┌──

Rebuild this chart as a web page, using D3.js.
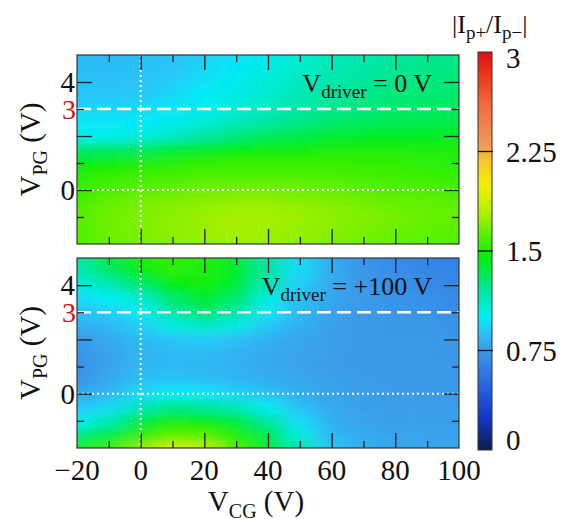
<!DOCTYPE html>
<html>
  <head>
    <meta charset="utf-8">
    <script src="https://d3js.org/d3.v7.min.js"></script>
    <style>
      body { margin: 0; background: #fff; }
      text { font-family: "Liberation Serif", "Times New Roman", serif; fill: #111; }
    </style>
  </head>
  <body>
    <svg width="571" height="519" id="svg1"></svg>
    <script>

    // grid of the two maps: V_CG columns, V_PG rows (top row = 5 V)
    var vcg = [-20, -10, 0, 10, 20, 30, 40, 50, 60, 70, 80, 90, 100];
    var vpg = [5, 4.5, 4, 3.5, 3, 2.5, 2, 1.5, 1, 0.5, 0, -0.5, -1, -1.5, -2];

    // |Ip+/Ip-| , V_driver = 0 V
    var ratioDriver0 = [
      [0.86,0.86,0.87,0.89,0.92,0.97,1.02,1.08,1.13,1.17,1.20,1.22,1.24],
      [0.87,0.87,0.88,0.90,0.94,0.99,1.05,1.10,1.15,1.19,1.22,1.24,1.26],
      [0.88,0.88,0.89,0.92,0.97,1.02,1.08,1.13,1.18,1.21,1.24,1.26,1.28],
      [0.90,0.90,0.91,0.94,1.00,1.05,1.10,1.16,1.20,1.24,1.27,1.28,1.30],
      [0.94,0.94,0.95,0.98,1.02,1.08,1.13,1.19,1.23,1.27,1.30,1.31,1.32],
      [0.98,0.98,0.99,1.03,1.08,1.14,1.20,1.25,1.29,1.32,1.34,1.35,1.36],
      [1.02,1.03,1.06,1.12,1.20,1.27,1.32,1.36,1.39,1.41,1.42,1.42,1.42],
      [1.30,1.30,1.32,1.38,1.42,1.45,1.47,1.48,1.50,1.50,1.50,1.50,1.50],
      [1.45,1.48,1.50,1.52,1.54,1.55,1.55,1.55,1.55,1.55,1.54,1.53,1.52],
      [1.52,1.55,1.57,1.58,1.60,1.60,1.60,1.60,1.59,1.58,1.57,1.56,1.55],
      [1.55,1.60,1.62,1.64,1.66,1.67,1.67,1.66,1.64,1.62,1.60,1.60,1.58],
      [1.58,1.64,1.67,1.70,1.72,1.74,1.74,1.72,1.70,1.67,1.64,1.63,1.62],
      [1.60,1.66,1.69,1.72,1.75,1.77,1.77,1.75,1.72,1.70,1.67,1.65,1.63],
      [1.60,1.66,1.69,1.72,1.75,1.77,1.76,1.74,1.71,1.68,1.65,1.63,1.62],
      [1.58,1.64,1.68,1.71,1.73,1.75,1.74,1.72,1.69,1.66,1.64,1.62,1.60]
    ];

    // |Ip+/Ip-| , V_driver = +100 V
    var ratioDriver100 = [
      [1.20,1.35,1.50,1.55,1.50,1.40,1.20,0.95,0.80,0.72,0.68,0.65,0.63],
      [1.15,1.30,1.45,1.52,1.50,1.42,1.20,0.95,0.80,0.73,0.69,0.66,0.64],
      [1.05,1.15,1.30,1.45,1.48,1.40,1.15,0.92,0.80,0.74,0.70,0.68,0.66],
      [0.95,1.00,1.10,1.30,1.40,1.30,1.05,0.88,0.79,0.75,0.72,0.70,0.68],
      [0.88,0.92,1.00,1.20,1.30,1.20,0.98,0.85,0.78,0.75,0.73,0.72,0.70],
      [0.82,0.85,0.92,1.05,1.12,1.05,0.90,0.82,0.77,0.75,0.74,0.73,0.72],
      [0.75,0.80,0.86,0.90,0.92,0.88,0.83,0.79,0.76,0.75,0.74,0.74,0.73],
      [0.72,0.78,0.84,0.86,0.86,0.84,0.80,0.78,0.76,0.75,0.75,0.74,0.74],
      [0.70,0.78,0.85,0.86,0.85,0.83,0.80,0.78,0.76,0.75,0.75,0.75,0.74],
      [0.72,0.80,0.88,0.90,0.88,0.85,0.82,0.79,0.77,0.76,0.75,0.75,0.75],
      [0.80,0.85,0.95,1.00,0.98,0.94,0.88,0.82,0.78,0.76,0.76,0.75,0.75],
      [0.90,0.95,1.15,1.25,1.22,1.15,1.02,0.88,0.80,0.77,0.76,0.76,0.76],
      [1.00,1.15,1.38,1.48,1.45,1.38,1.20,0.95,0.82,0.78,0.77,0.77,0.77],
      [1.25,1.35,1.52,1.62,1.60,1.50,1.35,1.05,0.85,0.80,0.78,0.78,0.78],
      [1.50,1.55,1.72,1.88,1.80,1.58,1.42,1.15,0.90,0.82,0.79,0.79,0.79]
    ];

    var xTicks = [-20, 0, 20, 40, 60, 80, 100];
    var yTickLabels = [0, 4];
    var cbarTicks = [0, 0.75, 1.5, 2.25, 3];

    // colour map stops
    var cmapValues = [0, 0.25, 0.5, 0.75, 0.9, 1.0, 1.2, 1.45, 1.6, 1.8, 2.0, 2.2, 2.3, 2.6, 2.85, 3.0];
    var cmapColors = ["#0b1d4f", "#1238c8", "#2a66e0", "#3b9ae9", "#28c6f8", "#00eef8", "#00e6a0", "#00ee10",
                      "#50f000", "#b4f000", "#f4f000", "#f8c030", "#f29a58", "#f26a40", "#ec3018", "#dc1010"];

    var svg = d3.select("#svg1");
    var color = d3.scaleLinear().domain(cmapValues).range(cmapColors).clamp(true);

    var xScale = d3.scaleLinear().domain([-20, 100]).range([77, 459]);
    var panels = [
      { data: ratioDriver0, top: 55, bottom: 244, label: " = 0 V", ly: 92 },
      { data: ratioDriver100, top: 258, bottom: 448, label: " = +100 V", ly: 295 }
    ];

    var defs = svg.append("defs");
    defs.append("filter")
        .attr("id", "smooth")
        .attr("filterUnits", "userSpaceOnUse")
        .attr("x", 0).attr("y", 0).attr("width", 571).attr("height", 519)
      .append("feGaussianBlur")
        .attr("stdDeviation", "11 5");

    // cell edges halfway between grid points, outer edges pushed out
    function edges(vals, scale, pad) {
      var px = vals.map(scale);
      return px.map(function(p, i) {
        var lo = i > 0 ? (p + px[i - 1]) / 2 : p - (px[1] - p) / 2 - pad * Math.sign(px[1] - p);
        var hi = i < px.length - 1 ? (p + px[i + 1]) / 2 : p + (p - px[i - 1]) / 2 + pad * Math.sign(p - px[i - 1]);
        return [Math.min(lo, hi), Math.max(lo, hi)];
      });
    }

    panels.forEach(function(pn, k) {
      var yScale = d3.scaleLinear().domain([-2, 5]).range([pn.bottom, pn.top]);
      var x0 = xScale.range()[0], x1 = xScale.range()[1];

      defs.append("clipPath").attr("id", "clip" + k)
        .append("rect")
        .attr("x", x0).attr("y", pn.top)
        .attr("width", x1 - x0).attr("height", pn.bottom - pn.top);

      var xe = edges(vcg, xScale, 30), ye = edges(vpg, yScale, 20);
      var cells = [];
      pn.data.forEach(function(row, r) {
        row.forEach(function(v, c) { cells.push({ r: r, c: c, v: v }); });
      });

      svg.append("g").attr("clip-path", "url(#clip" + k + ")")
        .append("g").attr("filter", "url(#smooth)")
        .selectAll("rect")
        .data(cells)
        .enter().append("rect")
        .attr("x", function(d) { return xe[d.c][0]; })
        .attr("y", function(d) { return ye[d.r][0]; })
        .attr("width", function(d) { return xe[d.c][1] - xe[d.c][0] + 0.5; })
        .attr("height", function(d) { return ye[d.r][1] - ye[d.r][0] + 0.5; })
        .attr("fill", function(d) { return color(d.v); });

      var g = svg.append("g");

      // guide lines
      g.append("line")
        .attr("x1", x0).attr("x2", x1)
        .attr("y1", yScale(3)).attr("y2", yScale(3))
        .attr("stroke", "#fff").attr("stroke-width", 2.5)
        .attr("stroke-dasharray", "14,6");
      g.append("line")
        .attr("x1", x0).attr("x2", x1)
        .attr("y1", yScale(0)).attr("y2", yScale(0))
        .attr("stroke", "#fff").attr("stroke-width", 2)
        .attr("stroke-dasharray", "2,3");
      g.append("line")
        .attr("x1", xScale(0)).attr("x2", xScale(0))
        .attr("y1", pn.top).attr("y2", pn.bottom)
        .attr("stroke", "#fff").attr("stroke-width", 2)
        .attr("stroke-dasharray", "2,3");

      // ticks inside on all four sides: long every 20 V / 2 V, short in between
      var xMinor = [-10, 10, 30, 50, 70, 90], xMajor = [0, 20, 40, 60, 80];
      var yMinor = [-1, 1, 3], yMajor = [0, 2, 4];
      g.append("g").call(d3.axisBottom(xScale).tickValues(xMinor).tickSize(-7).tickFormat(""))
        .attr("transform", "translate(0," + pn.bottom + ")");
      g.append("g").call(d3.axisBottom(xScale).tickValues(xMajor).tickSize(-15).tickFormat(""))
        .attr("transform", "translate(0," + pn.bottom + ")");
      g.append("g").call(d3.axisTop(xScale).tickValues(xMinor).tickSize(-7).tickFormat(""))
        .attr("transform", "translate(0," + pn.top + ")");
      g.append("g").call(d3.axisTop(xScale).tickValues(xMajor).tickSize(-15).tickFormat(""))
        .attr("transform", "translate(0," + pn.top + ")");
      g.append("g").call(d3.axisLeft(yScale).tickValues(yMinor).tickSize(-7).tickFormat(""))
        .attr("transform", "translate(" + x0 + ",0)");
      g.append("g").call(d3.axisLeft(yScale).tickValues(yMajor).tickSize(-15).tickFormat(""))
        .attr("transform", "translate(" + x0 + ",0)");
      g.append("g").call(d3.axisRight(yScale).tickValues(yMinor).tickSize(-7).tickFormat(""))
        .attr("transform", "translate(" + x1 + ",0)");
      g.append("g").call(d3.axisRight(yScale).tickValues(yMajor).tickSize(-15).tickFormat(""))
        .attr("transform", "translate(" + x1 + ",0)");
      g.selectAll(".domain").remove();
      g.selectAll(".tick line").attr("stroke", "#222").attr("stroke-width", 1.3);

      g.append("rect")
        .attr("x", x0).attr("y", pn.top)
        .attr("width", x1 - x0).attr("height", pn.bottom - pn.top)
        .attr("fill", "none").attr("stroke", "#333").attr("stroke-width", 1.2);

      // y labels
      g.selectAll(".ylab")
        .data(yTickLabels)
        .enter().append("text")
        .attr("x", x0 - 2)
        .attr("y", function(d) { return yScale(d) + 10; })
        .attr("text-anchor", "end")
        .attr("font-size", "29px")
        .text(function(d) { return d; });
      g.append("text")
        .attr("x", x0 - 1)
        .attr("y", yScale(3) + 10)
        .attr("text-anchor", "end")
        .attr("font-size", "28px")
        .style("fill", "#d01010")
        .text("3");

      // y title
      var yt = g.append("text")
        .attr("transform", "translate(40," + ((pn.top + pn.bottom) / 2) + ") rotate(-90)")
        .attr("text-anchor", "middle")
        .attr("font-size", "29px");
      yt.append("tspan").text("V");
      yt.append("tspan").attr("font-size", "20px").attr("dy", 7).text("PG");
      yt.append("tspan").attr("dy", -7).text(" (V)");

      // panel annotation
      var an = g.append("text")
        .attr("x", 432).attr("y", pn.ly)
        .attr("text-anchor", "end")
        .attr("font-size", "26px");
      an.append("tspan").text("V");
      an.append("tspan").attr("font-size", "19px").attr("dy", 6).text("driver");
      an.append("tspan").attr("dy", -6).text(pn.label);
    });

    // x labels under the lower panel
    svg.selectAll(".xlab")
      .data(xTicks)
      .enter().append("text")
      .attr("x", function(d) { return xScale(d); })
      .attr("y", 480)
      .attr("text-anchor", "middle")
      .attr("font-size", "29px")
      .text(function(d) { return d < 0 ? "\u2212" + Math.abs(d) : d; });

    var xt = svg.append("text")
      .attr("x", 256).attr("y", 511)
      .attr("text-anchor", "middle")
      .attr("font-size", "29px");
    xt.append("tspan").text("V");
    xt.append("tspan").attr("font-size", "20px").attr("dy", 7).text("CG");
    xt.append("tspan").attr("dy", -7).text(" (V)");

    // colour bar
    var cScale = d3.scaleLinear().domain([0, 3]).range([450, 52]);
    var grad = defs.append("linearGradient")
      .attr("id", "cbar").attr("x1", 0).attr("y1", 1).attr("x2", 0).attr("y2", 0);
    grad.selectAll("stop")
      .data(cmapValues)
      .enter().append("stop")
      .attr("offset", function(d) { return d / 3; })
      .attr("stop-color", function(d) { return color(d); });

    svg.append("rect")
      .attr("x", 478).attr("y", cScale(3))
      .attr("width", 14).attr("height", cScale(0) - cScale(3))
      .attr("fill", "url(#cbar)")
      .attr("stroke", "#333").attr("stroke-width", 1);

    svg.selectAll(".ctick")
      .data(cbarTicks.slice(1, 4))
      .enter().append("line")
      .attr("x1", 478).attr("x2", 493)
      .attr("y1", function(d) { return cScale(d); })
      .attr("y2", function(d) { return cScale(d); })
      .attr("stroke", "#111").attr("stroke-width", 1.3);

    // end labels sit inside the bar's span
    svg.selectAll(".clab")
      .data(cbarTicks)
      .enter().append("text")
      .attr("x", 506)
      .attr("y", function(d) { return cScale(d) + (d === 3 ? 16 : d === 0 ? 0 : 10); })
      .attr("font-size", "29px")
      .text(function(d) { return d; });

    var ct = svg.append("text")
      .attr("x", 452).attr("y", 33)
      .attr("font-size", "26px");
    ct.append("tspan").text("|I");
    ct.append("tspan").attr("font-size", "19px").attr("dy", 6).text("p+");
    ct.append("tspan").attr("dy", -6).text("/I");
    ct.append("tspan").attr("font-size", "19px").attr("dy", 6).text("p\u2212");
    ct.append("tspan").attr("dy", -6).text("|");

    </script>
  </body>
</html>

└──

__DESCRIPTION OF THE TASK__
Quote, please, every line of the material above from its start through the line that has "-0.5, -1, -1.5, -2];", reproducing the words exactly and dropping any images.

__SOLUTION FOR THIS EXERCISE__
Rebuild this chart as a web page, using D3.js.
<!DOCTYPE html>
<html>
  <head>
    <meta charset="utf-8">
    <script src="https://d3js.org/d3.v7.min.js"></script>
    <style>
      body { margin: 0; background: #fff; }
      text { font-family: "Liberation Serif", "Times New Roman", serif; fill: #111; }
    </style>
  </head>
  <body>
    <svg width="571" height="519" id="svg1"></svg>
    <script>

    // grid of the two maps: V_CG columns, V_PG rows (top row = 5 V)
    var vcg = [-20, -10, 0, 10, 20, 30, 40, 50, 60, 70, 80, 90, 100];
    var vpg = [5, 4.5, 4, 3.5, 3, 2.5, 2, 1.5, 1, 0.5, 0, -0.5, -1, -1.5, -2];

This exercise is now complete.